_Excerpted data_
◆ ◆ ◆ ◆ ◆ ◆ ◆
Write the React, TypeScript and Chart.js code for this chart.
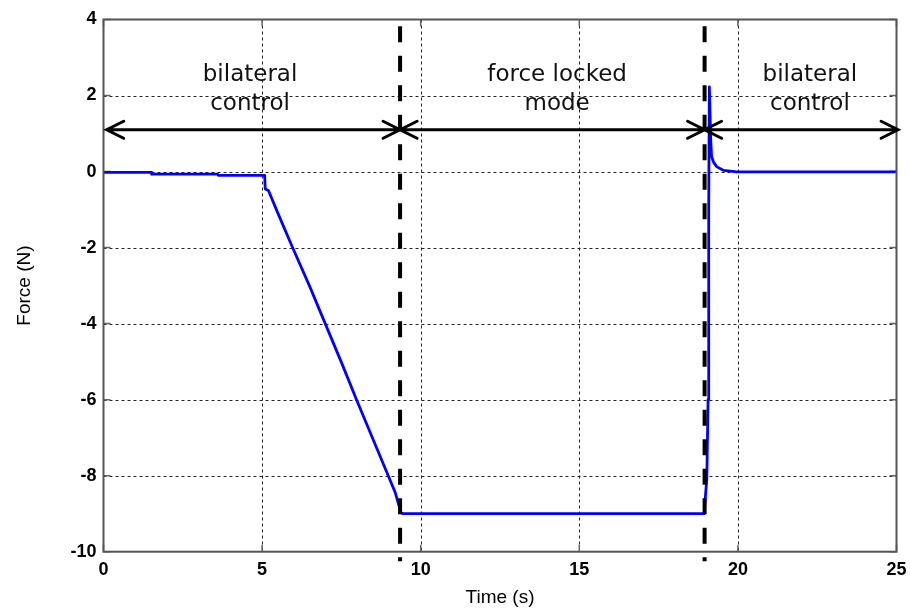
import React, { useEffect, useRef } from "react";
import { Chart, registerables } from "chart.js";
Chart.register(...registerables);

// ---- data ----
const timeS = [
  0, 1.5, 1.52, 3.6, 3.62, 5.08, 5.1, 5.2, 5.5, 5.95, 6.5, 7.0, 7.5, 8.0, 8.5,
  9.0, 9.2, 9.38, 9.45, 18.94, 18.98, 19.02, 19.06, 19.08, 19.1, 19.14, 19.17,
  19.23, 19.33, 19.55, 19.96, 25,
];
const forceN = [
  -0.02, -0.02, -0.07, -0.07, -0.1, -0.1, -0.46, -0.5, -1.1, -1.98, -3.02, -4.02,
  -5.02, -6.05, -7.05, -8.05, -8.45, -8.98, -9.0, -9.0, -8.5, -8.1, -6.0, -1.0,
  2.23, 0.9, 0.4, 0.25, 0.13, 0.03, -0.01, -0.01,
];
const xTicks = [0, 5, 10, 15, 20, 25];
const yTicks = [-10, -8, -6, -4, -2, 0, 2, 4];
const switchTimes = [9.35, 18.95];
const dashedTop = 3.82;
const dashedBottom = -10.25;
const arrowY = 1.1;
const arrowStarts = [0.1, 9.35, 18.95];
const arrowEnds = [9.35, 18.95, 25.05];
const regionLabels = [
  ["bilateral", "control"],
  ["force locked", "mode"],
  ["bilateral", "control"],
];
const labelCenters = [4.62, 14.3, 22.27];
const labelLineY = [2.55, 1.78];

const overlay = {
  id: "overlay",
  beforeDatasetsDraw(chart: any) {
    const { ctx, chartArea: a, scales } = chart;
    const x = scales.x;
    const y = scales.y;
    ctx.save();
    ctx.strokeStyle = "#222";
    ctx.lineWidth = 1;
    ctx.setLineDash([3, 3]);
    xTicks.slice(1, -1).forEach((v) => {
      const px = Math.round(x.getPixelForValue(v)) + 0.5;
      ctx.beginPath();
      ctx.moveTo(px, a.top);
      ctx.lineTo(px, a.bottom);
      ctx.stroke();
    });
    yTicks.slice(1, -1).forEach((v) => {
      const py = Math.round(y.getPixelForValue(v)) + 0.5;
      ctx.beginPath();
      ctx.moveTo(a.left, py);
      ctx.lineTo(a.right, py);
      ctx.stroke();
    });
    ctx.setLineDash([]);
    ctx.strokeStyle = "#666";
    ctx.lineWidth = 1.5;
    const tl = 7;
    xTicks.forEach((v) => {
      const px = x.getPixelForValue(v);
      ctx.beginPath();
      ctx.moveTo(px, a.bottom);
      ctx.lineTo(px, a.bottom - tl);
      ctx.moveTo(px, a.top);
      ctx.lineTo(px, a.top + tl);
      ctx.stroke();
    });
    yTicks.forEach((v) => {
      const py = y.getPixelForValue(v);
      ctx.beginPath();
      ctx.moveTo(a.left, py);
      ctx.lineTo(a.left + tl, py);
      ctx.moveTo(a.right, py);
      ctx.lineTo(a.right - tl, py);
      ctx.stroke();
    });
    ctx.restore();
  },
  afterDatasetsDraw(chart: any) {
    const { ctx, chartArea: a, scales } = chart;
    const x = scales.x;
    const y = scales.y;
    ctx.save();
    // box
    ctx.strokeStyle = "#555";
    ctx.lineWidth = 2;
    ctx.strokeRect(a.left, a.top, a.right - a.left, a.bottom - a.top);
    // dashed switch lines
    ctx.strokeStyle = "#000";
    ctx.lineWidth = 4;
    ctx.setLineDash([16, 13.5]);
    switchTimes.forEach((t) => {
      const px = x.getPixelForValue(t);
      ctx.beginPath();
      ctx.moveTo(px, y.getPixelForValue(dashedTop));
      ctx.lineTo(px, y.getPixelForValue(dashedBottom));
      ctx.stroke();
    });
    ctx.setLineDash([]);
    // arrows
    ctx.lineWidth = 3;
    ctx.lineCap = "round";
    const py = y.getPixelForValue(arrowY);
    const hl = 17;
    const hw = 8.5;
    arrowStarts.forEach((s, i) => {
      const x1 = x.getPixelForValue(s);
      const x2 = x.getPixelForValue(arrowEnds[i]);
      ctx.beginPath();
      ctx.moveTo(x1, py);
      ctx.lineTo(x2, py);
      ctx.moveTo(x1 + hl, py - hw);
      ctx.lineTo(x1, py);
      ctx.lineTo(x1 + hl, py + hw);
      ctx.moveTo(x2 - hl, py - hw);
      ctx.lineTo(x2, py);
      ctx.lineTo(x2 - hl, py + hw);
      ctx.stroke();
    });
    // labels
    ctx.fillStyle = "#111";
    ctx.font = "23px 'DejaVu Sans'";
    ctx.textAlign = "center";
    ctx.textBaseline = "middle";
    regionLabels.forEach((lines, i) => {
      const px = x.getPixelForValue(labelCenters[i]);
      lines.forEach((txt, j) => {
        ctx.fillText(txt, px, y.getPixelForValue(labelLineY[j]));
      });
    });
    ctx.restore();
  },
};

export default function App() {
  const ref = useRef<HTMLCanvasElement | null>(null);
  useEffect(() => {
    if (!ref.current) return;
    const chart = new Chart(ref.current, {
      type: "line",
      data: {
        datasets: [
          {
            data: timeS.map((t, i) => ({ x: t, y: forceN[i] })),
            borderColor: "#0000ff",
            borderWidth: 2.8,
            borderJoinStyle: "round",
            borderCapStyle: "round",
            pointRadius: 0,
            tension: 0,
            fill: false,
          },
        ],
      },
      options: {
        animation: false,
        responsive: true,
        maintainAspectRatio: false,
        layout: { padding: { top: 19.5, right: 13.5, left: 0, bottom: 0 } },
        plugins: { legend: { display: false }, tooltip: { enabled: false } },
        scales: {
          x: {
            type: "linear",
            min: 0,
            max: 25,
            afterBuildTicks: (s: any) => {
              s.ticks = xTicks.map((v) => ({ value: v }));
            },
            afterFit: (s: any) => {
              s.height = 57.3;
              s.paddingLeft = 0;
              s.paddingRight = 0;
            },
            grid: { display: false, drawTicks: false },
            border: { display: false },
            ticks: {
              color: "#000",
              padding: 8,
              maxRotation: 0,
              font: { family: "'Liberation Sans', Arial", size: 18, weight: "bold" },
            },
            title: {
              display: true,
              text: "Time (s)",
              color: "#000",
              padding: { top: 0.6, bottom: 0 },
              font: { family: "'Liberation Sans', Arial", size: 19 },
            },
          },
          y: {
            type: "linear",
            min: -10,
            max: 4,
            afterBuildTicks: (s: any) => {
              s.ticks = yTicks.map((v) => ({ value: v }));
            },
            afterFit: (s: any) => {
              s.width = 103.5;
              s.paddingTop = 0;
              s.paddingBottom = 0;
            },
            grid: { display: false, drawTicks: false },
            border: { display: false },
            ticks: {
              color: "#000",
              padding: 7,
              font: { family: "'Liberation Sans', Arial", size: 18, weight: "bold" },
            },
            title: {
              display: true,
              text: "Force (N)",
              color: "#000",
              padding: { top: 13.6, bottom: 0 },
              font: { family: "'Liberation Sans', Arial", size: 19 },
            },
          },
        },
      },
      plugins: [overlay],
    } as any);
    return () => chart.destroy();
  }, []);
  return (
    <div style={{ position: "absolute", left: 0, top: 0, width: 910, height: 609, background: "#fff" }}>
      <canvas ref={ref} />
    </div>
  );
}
◆ ◆ ◆ ◆ ◆ ◆ ◆
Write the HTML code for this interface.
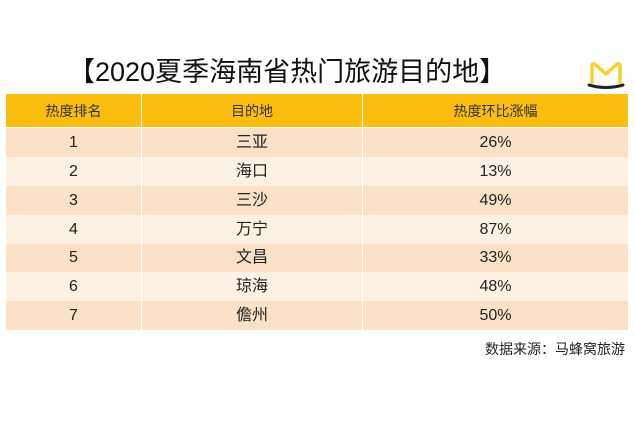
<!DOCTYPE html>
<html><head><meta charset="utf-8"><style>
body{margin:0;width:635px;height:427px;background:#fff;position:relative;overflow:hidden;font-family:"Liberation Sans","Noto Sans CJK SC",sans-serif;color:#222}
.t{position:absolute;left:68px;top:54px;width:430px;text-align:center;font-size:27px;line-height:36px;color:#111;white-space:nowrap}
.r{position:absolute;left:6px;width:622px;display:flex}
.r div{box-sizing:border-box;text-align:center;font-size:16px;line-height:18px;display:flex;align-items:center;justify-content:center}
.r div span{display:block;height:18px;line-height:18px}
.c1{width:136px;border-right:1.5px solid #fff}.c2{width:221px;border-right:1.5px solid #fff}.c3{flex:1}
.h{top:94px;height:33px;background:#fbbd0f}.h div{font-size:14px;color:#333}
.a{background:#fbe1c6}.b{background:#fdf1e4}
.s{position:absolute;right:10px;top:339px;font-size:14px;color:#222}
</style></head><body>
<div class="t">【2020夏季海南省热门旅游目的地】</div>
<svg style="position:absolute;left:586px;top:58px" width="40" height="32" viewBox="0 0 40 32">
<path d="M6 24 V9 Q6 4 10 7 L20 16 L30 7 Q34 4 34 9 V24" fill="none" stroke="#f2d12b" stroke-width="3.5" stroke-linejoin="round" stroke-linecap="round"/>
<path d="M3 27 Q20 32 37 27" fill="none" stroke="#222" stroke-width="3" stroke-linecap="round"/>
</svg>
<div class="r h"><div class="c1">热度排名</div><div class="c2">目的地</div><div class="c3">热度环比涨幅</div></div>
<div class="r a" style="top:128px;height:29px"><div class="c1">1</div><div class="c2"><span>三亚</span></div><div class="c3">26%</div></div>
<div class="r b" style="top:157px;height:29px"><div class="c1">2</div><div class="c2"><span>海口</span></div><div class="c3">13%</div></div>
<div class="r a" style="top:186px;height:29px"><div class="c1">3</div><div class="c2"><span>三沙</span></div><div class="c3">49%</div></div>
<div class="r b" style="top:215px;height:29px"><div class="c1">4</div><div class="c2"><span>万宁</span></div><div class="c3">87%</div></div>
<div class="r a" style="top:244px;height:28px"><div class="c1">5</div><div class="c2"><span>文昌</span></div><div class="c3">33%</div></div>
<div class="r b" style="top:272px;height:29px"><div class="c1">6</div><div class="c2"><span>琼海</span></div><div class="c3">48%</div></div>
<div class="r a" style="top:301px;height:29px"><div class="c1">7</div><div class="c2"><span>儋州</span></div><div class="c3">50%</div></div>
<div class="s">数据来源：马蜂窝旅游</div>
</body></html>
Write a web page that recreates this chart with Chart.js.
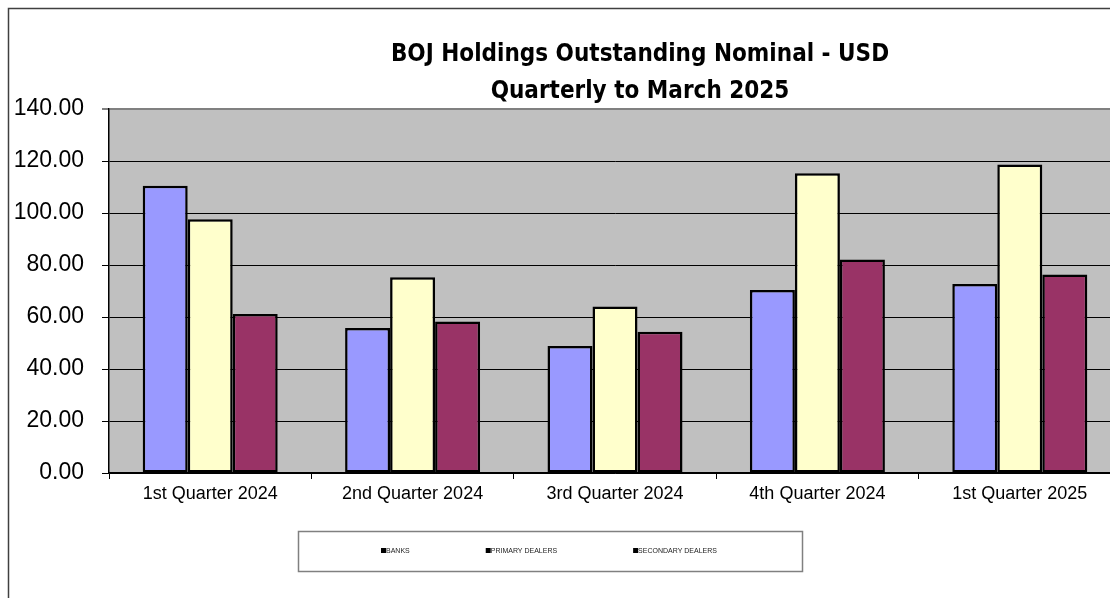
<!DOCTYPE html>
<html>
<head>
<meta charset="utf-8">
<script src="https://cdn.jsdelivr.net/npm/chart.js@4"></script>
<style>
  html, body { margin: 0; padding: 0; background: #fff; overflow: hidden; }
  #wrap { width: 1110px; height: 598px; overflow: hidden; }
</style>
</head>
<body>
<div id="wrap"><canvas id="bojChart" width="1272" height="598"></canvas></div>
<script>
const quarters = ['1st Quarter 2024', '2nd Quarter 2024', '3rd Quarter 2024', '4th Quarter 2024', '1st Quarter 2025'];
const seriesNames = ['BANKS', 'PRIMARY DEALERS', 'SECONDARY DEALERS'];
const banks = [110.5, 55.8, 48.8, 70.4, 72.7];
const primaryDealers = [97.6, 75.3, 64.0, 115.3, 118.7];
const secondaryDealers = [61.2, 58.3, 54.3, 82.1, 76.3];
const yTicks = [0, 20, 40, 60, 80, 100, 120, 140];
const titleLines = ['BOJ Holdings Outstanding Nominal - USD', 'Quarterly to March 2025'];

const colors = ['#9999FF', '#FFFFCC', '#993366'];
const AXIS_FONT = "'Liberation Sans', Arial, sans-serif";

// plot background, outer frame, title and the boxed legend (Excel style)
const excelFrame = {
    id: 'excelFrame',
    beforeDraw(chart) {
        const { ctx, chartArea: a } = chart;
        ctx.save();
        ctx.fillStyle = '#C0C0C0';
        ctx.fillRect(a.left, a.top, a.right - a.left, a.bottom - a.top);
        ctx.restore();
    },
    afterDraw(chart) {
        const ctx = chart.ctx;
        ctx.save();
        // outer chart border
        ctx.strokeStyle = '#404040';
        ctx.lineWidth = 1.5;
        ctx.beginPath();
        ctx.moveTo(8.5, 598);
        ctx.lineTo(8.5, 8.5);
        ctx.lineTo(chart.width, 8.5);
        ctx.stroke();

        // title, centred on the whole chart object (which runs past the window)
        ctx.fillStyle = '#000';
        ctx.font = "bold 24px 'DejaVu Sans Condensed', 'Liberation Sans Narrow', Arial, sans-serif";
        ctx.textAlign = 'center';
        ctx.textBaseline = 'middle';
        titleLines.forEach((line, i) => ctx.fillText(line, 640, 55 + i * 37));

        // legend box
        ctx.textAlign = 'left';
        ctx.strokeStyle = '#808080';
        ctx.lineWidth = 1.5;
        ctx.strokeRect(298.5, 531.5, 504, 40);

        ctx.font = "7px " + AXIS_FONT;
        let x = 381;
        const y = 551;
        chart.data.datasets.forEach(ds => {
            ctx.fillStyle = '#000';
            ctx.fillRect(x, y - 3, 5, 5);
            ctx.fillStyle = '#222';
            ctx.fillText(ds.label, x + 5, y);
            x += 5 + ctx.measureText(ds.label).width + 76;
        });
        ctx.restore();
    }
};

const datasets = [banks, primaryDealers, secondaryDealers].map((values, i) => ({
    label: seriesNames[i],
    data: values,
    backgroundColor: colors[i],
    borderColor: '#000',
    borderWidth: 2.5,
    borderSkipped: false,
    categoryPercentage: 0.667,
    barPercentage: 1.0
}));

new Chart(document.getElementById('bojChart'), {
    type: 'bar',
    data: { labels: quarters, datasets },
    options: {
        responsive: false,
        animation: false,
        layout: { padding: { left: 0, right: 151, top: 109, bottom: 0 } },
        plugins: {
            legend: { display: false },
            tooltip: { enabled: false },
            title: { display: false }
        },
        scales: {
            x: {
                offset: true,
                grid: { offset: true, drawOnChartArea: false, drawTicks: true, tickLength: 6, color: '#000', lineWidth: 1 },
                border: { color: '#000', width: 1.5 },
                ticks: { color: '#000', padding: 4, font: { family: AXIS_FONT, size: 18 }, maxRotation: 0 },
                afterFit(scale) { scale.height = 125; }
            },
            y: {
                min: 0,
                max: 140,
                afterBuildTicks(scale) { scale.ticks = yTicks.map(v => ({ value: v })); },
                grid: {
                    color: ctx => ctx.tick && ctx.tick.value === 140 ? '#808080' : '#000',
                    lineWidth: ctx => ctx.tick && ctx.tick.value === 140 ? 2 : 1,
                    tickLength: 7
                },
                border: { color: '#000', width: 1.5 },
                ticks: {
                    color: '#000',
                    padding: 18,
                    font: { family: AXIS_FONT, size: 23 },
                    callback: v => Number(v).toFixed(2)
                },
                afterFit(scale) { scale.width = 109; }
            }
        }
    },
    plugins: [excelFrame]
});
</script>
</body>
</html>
◆ ◆ ◆ ◆ ◆ ◆ ◆
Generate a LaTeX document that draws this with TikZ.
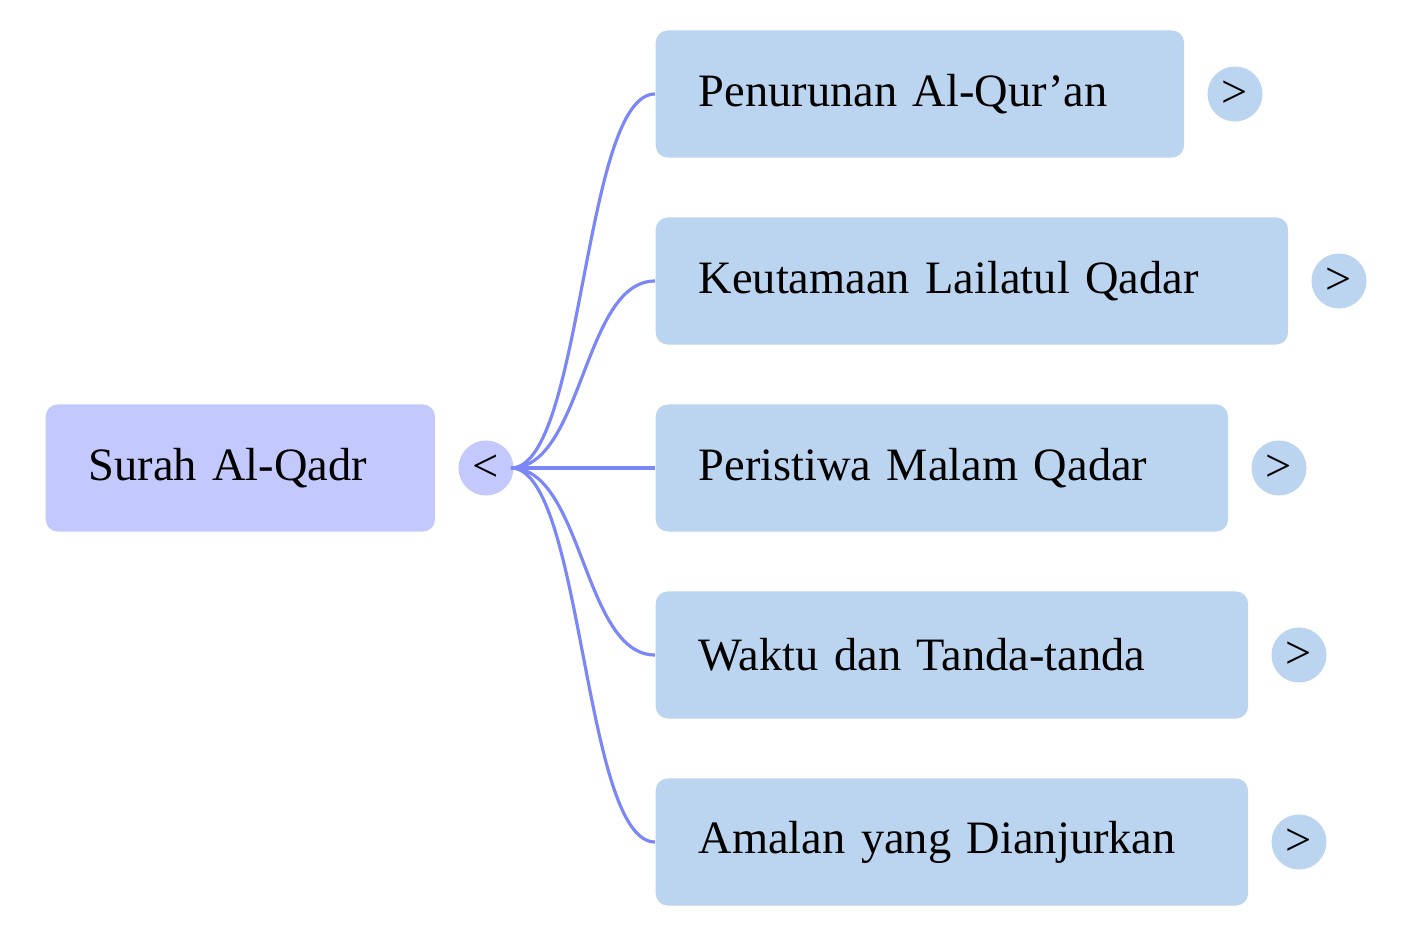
◆ ◆ ◆ ◆ ◆ ◆ ◆
Print exactly the lines from the line containing "Write the React, TypeScript" through the line containing "const labelLineY = [2.55, 1.78];", and omit any picture found among them.

_Final answer_
Write the React, TypeScript and Chart.js code for this chart.
import React, { useEffect, useRef } from "react";
import { Chart, registerables } from "chart.js";
Chart.register(...registerables);

// ---- data ----
const timeS = [
  0, 1.5, 1.52, 3.6, 3.62, 5.08, 5.1, 5.2, 5.5, 5.95, 6.5, 7.0, 7.5, 8.0, 8.5,
  9.0, 9.2, 9.38, 9.45, 18.94, 18.98, 19.02, 19.06, 19.08, 19.1, 19.14, 19.17,
  19.23, 19.33, 19.55, 19.96, 25,
];
const forceN = [
  -0.02, -0.02, -0.07, -0.07, -0.1, -0.1, -0.46, -0.5, -1.1, -1.98, -3.02, -4.02,
  -5.02, -6.05, -7.05, -8.05, -8.45, -8.98, -9.0, -9.0, -8.5, -8.1, -6.0, -1.0,
  2.23, 0.9, 0.4, 0.25, 0.13, 0.03, -0.01, -0.01,
];
const xTicks = [0, 5, 10, 15, 20, 25];
const yTicks = [-10, -8, -6, -4, -2, 0, 2, 4];
const switchTimes = [9.35, 18.95];
const dashedTop = 3.82;
const dashedBottom = -10.25;
const arrowY = 1.1;
const arrowStarts = [0.1, 9.35, 18.95];
const arrowEnds = [9.35, 18.95, 25.05];
const regionLabels = [
  ["bilateral", "control"],
  ["force locked", "mode"],
  ["bilateral", "control"],
];
const labelCenters = [4.62, 14.3, 22.27];
const labelLineY = [2.55, 1.78];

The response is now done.